If you’ve been following my blog for a while you will know that I have been slowly working through all of the books shortlisted for the Walter Scott Prize for Historical Fiction since the prize began in 2010. I have discovered some great books and authors over the last few years thanks to this prize. You can see the progress I’ve made with this here – and I know there are other bloggers working on similar projects too.
The longlist for the 2021 prize has just been announced and includes some titles that I would have predicted, as well as some that I’ve never even heard of! Here are the eleven books on this year’s list:
Hinton by Mark Blacklock (Granta)
The Tolstoy Estate by Steven Conte (HarperCollins Australia)
A Room Made of Leaves by Kate Grenville (Canongate UK, Text Publishing Australia)
Mr Beethoven by Paul Griffiths (Henningham Family Press)
Afterlives by Abdulrazak Gurnah (Bloomsbury)

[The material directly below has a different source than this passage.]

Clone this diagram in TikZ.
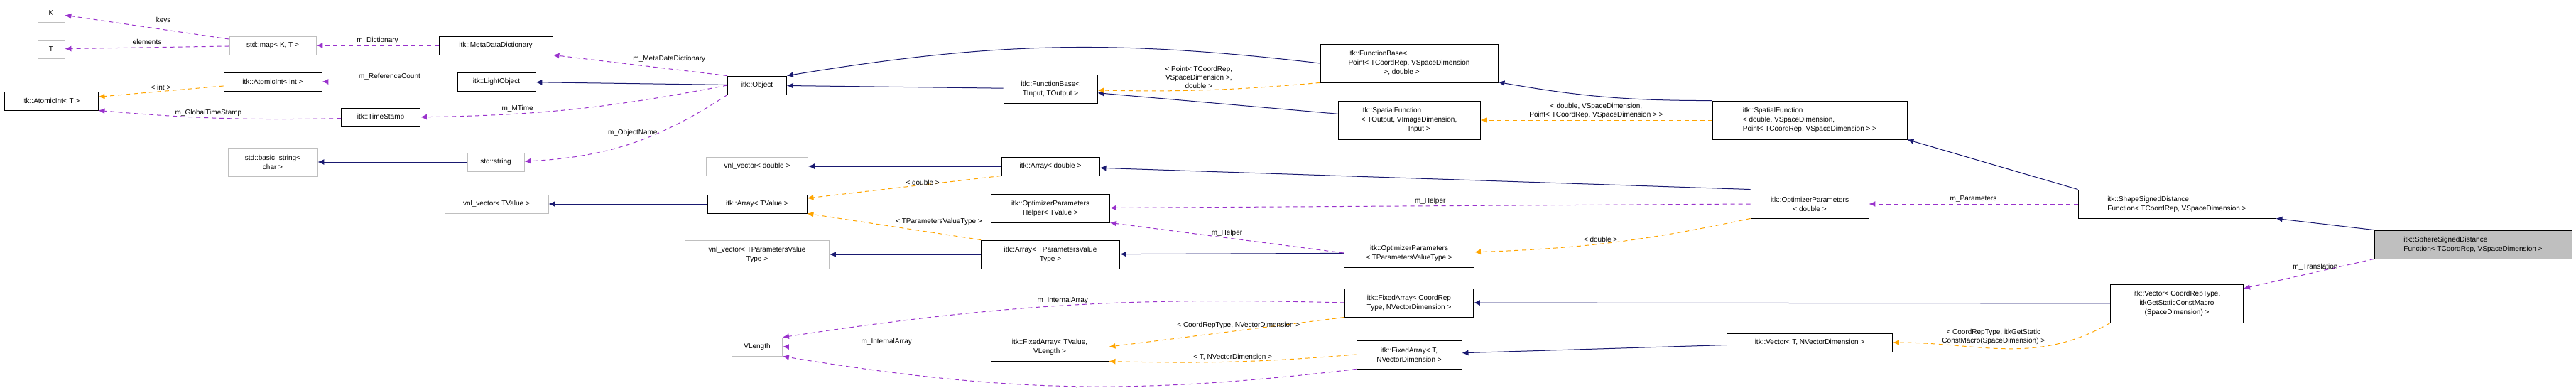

A Treacherous Country by K L Kruimink (Allen & Unwin Australia)
The Mirror and the Light by Hilary Mantel (4th Estate)
The Dictionary of Lost Words by Pip Williams (Affirm Press Australia, Chatto & Windus UK)
I’m not at all surprised to see Hamnet on the list – although I didn’t love it as much as most other readers seem to have done, I’m sure it will be shortlisted and possibly win the overall prize. I didn’t particularly enjoy Islands of Mercy either, but again I can see that it’s a well-written, multi-layered novel and deserves its place on the longlist. The only other one I’ve read is The Year Without Summer, which I did find interesting even though it seemed more like a collection of short stories than a novel.
Of the other eight books, I do have a copy of The Mirror and the Light which I started to read last year and abandoned as I wasn’t in the mood for it; I’m hoping to finish it soon! I was already interested in reading A Room Made of Leaves, but am not familiar with any of the others so will have to investigate.
Have you read any of these? Which ones do you think should be shortlisted?